/---

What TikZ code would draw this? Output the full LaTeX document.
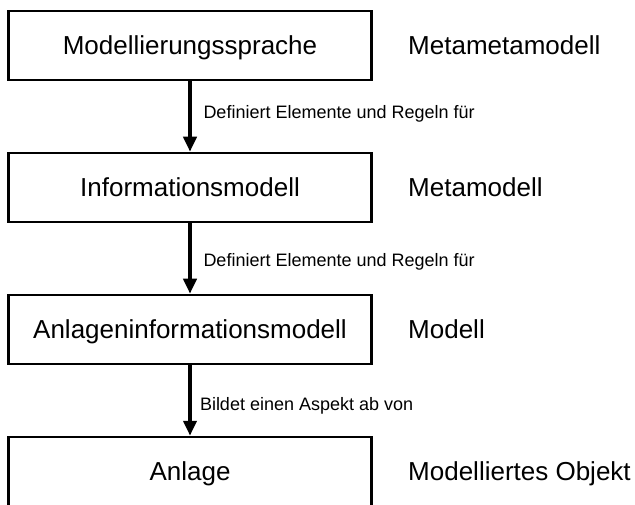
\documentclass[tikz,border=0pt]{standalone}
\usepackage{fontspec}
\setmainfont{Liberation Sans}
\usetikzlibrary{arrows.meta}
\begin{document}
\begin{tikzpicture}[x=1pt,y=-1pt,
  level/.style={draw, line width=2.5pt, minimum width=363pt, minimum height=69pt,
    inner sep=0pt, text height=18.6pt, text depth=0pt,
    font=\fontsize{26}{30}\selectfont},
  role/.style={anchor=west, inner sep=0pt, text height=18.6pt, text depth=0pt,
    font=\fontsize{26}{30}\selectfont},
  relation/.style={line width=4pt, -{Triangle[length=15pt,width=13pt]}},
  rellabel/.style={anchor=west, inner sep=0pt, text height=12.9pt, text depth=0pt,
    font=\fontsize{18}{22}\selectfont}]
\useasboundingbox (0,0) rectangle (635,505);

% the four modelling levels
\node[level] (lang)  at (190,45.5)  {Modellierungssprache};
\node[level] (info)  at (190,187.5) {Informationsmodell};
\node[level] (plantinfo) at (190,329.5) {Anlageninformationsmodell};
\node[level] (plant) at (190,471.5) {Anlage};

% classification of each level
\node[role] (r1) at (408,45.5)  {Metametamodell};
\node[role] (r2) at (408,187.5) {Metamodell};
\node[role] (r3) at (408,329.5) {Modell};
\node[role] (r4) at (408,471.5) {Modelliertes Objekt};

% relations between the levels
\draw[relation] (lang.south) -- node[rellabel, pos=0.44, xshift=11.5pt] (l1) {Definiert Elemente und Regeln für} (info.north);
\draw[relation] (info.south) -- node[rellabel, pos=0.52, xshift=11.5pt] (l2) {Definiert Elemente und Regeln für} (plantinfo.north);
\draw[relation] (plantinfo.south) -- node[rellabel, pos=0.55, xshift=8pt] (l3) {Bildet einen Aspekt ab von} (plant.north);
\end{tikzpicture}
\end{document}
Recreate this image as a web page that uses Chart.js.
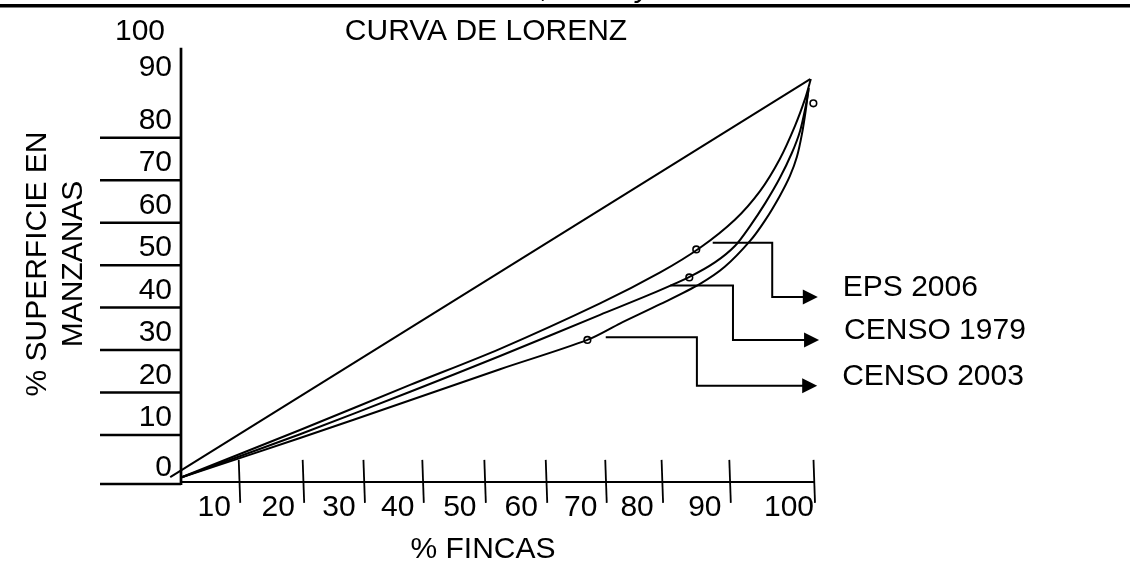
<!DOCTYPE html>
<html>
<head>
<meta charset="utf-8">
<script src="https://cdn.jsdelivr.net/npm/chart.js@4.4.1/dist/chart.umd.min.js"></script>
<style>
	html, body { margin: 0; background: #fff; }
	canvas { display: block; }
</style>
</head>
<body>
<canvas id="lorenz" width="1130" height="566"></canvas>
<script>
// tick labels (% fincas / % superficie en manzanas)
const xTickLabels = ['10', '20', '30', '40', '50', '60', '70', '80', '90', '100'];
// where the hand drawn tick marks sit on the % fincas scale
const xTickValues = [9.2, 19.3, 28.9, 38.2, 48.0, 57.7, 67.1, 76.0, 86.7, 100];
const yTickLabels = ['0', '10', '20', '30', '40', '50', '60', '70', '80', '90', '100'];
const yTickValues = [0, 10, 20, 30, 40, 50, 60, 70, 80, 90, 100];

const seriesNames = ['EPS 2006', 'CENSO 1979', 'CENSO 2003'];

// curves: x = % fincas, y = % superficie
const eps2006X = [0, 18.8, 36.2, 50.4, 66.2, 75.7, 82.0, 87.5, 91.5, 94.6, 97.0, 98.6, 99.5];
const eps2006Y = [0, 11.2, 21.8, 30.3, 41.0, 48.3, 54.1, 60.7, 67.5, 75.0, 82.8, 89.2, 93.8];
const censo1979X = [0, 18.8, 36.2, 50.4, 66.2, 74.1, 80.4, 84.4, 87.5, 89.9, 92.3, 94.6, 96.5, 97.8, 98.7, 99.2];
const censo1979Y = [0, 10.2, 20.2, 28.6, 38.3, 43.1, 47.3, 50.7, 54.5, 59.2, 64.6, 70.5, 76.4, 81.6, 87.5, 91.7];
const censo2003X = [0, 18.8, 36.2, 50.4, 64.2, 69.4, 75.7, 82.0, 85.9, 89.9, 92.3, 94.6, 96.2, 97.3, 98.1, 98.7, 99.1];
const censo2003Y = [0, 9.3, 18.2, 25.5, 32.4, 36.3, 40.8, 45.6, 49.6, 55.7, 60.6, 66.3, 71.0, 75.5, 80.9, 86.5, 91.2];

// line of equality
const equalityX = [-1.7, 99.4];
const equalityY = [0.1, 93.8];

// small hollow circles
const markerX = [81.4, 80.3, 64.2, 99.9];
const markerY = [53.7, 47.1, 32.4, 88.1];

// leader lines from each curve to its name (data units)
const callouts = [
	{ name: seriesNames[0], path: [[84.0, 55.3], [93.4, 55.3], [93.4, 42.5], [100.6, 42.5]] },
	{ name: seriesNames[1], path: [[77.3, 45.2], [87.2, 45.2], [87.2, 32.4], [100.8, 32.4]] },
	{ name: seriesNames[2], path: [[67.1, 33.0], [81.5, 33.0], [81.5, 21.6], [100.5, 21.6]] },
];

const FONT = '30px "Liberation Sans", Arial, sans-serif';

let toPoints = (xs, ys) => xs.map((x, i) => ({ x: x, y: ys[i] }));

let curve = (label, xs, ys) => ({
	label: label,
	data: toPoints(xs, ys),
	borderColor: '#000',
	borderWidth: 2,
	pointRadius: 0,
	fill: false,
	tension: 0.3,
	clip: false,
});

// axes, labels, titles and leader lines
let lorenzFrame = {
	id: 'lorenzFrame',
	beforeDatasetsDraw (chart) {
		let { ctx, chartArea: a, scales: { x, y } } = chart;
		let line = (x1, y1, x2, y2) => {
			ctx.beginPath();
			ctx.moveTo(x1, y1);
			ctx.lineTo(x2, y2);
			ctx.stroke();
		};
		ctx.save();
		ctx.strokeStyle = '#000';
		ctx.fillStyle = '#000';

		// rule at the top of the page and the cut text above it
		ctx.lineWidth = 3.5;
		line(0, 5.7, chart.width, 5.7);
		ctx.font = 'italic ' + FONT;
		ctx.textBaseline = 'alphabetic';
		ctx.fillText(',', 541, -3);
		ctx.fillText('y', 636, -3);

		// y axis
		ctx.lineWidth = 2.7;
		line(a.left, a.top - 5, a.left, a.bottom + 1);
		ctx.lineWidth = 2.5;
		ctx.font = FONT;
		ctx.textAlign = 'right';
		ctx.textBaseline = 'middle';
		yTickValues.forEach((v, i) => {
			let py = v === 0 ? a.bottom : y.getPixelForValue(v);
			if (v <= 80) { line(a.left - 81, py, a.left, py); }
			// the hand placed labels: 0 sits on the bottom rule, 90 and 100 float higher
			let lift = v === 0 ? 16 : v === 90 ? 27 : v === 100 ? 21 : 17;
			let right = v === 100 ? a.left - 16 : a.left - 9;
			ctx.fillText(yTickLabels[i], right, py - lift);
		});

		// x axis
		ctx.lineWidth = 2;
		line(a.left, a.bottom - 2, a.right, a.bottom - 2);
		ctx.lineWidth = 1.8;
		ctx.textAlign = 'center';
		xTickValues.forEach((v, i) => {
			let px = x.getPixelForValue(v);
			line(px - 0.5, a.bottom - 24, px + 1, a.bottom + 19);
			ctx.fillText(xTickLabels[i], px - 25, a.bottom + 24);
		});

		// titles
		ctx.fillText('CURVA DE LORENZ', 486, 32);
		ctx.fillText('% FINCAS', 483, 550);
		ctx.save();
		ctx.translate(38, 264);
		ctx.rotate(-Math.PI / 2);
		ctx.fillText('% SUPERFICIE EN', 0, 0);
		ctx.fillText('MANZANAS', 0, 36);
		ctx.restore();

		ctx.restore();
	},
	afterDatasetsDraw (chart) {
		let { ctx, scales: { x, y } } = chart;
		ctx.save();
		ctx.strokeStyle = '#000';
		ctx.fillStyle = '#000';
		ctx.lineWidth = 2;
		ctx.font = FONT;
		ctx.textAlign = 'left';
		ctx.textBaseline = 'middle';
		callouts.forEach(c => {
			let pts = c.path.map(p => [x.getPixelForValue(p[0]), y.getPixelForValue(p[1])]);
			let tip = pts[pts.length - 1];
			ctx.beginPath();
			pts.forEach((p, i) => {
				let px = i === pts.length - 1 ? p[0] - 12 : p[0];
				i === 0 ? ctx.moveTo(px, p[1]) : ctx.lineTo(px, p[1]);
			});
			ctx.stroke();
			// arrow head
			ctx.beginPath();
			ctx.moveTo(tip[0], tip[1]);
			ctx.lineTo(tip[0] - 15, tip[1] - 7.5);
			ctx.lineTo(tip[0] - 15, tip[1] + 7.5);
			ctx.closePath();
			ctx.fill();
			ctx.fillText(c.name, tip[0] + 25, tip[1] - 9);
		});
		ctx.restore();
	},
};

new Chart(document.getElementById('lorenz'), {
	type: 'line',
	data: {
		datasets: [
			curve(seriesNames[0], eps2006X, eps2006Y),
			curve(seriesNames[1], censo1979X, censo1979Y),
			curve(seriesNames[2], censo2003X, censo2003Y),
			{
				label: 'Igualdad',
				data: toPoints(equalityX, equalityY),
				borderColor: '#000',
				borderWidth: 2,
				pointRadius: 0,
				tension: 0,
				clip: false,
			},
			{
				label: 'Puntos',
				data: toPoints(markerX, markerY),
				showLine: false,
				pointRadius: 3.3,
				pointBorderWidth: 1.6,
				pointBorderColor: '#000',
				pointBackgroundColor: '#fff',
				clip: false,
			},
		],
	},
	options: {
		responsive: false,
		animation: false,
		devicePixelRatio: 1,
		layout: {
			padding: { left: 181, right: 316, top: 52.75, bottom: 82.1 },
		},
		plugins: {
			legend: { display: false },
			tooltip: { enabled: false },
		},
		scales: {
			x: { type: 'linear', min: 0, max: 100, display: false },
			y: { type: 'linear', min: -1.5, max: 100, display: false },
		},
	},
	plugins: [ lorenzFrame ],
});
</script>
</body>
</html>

\---

Directions: Copy all lines from the data that hold the word "this".

Result:
What TikZ code would draw this? Output the full LaTeX document.
Recreate this image as a web page that uses Chart.js.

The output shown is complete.